First, this is not something acknowledged by one political party only. Social Security revenues, beginning in 2018, will be short of the money required to pay full benefits. This reality has been presented by such non-partisan sources as the Social Security Trustees and the General Accounting Office. It is discussed by bipartisan groups like the Concord Coalition. The Clinton Administration budgets also described the same reality.

The shortfalls that begin in 2018 start small, but quickly grow large. By 2027, those annual shortfalls will exceed $200 billion a year (in today’s dollars.) By 2033, they exceed $300 billion every year. Worst of all, under current law, these shortfalls would be permanent and would grow without bound forever.

The Trust Fund consists of debt issued by the federal government. In order to find the money to pay this debt, the government must either raise taxes, borrow more money, or cut spending. Over time, the amount of money the government must find stretches into the trillions.

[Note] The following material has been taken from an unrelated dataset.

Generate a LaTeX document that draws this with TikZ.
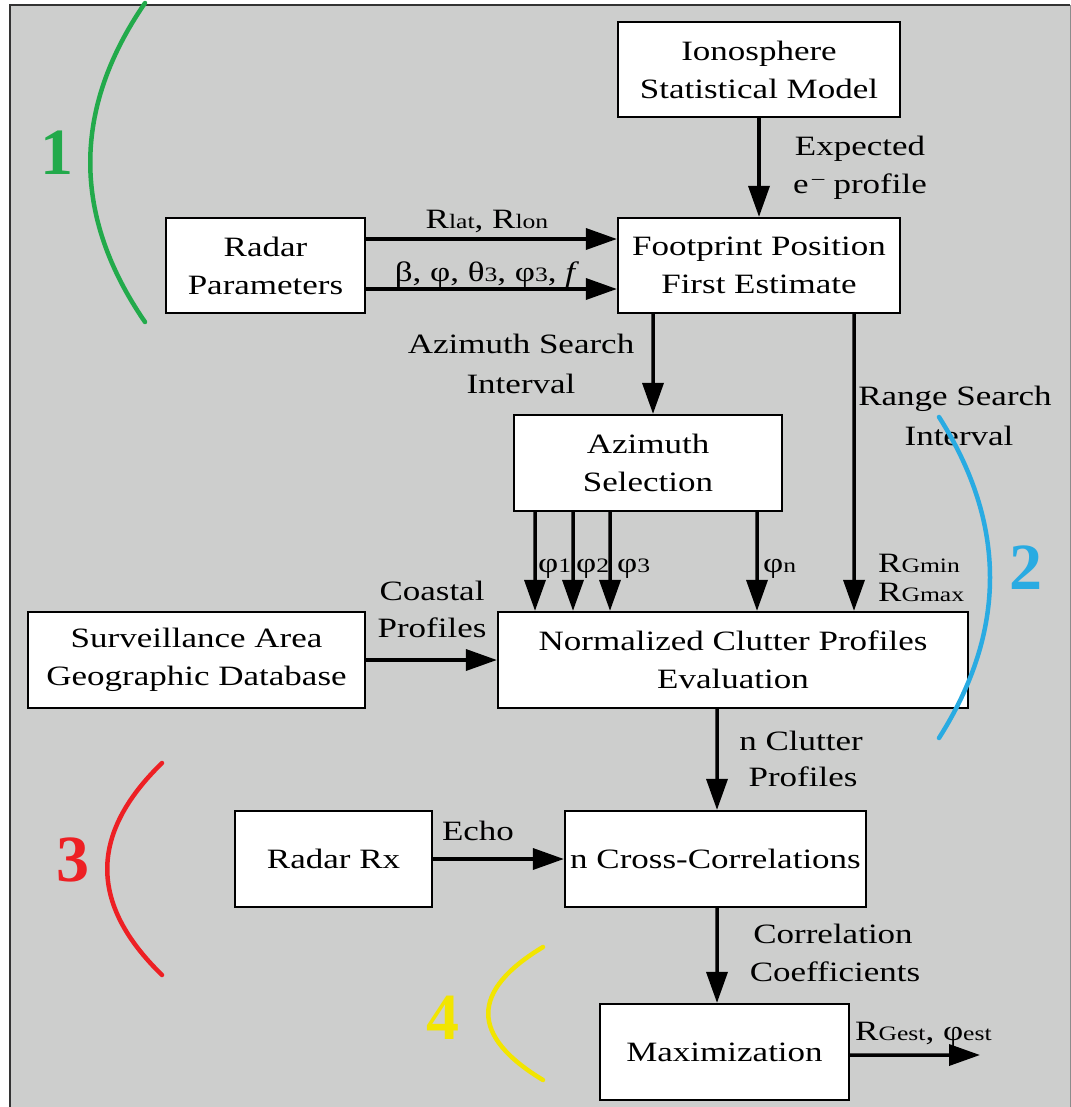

A good way to think of it is as follows: If the only thing that mattered were the existence of bonds in the Trust Fund, then all we would need to do to fix Social Security would be to print $10 trillion worth of bonds, place them in the Fund, and declare the problem solved forever. But clearly that doesn’t solve anything. Someone still has to come up with the money to pay off the bonds. That’s the problem. The Trust Fund represents the obligation to pay – but not the means.

Chuck Blahous
This was an exceptionally good and challenging group of questions. I'm very grateful for your attention to this important issue, and for the way that you are all clearly studying this issue closely. I hope that my answers have been adequately responsive to your questions.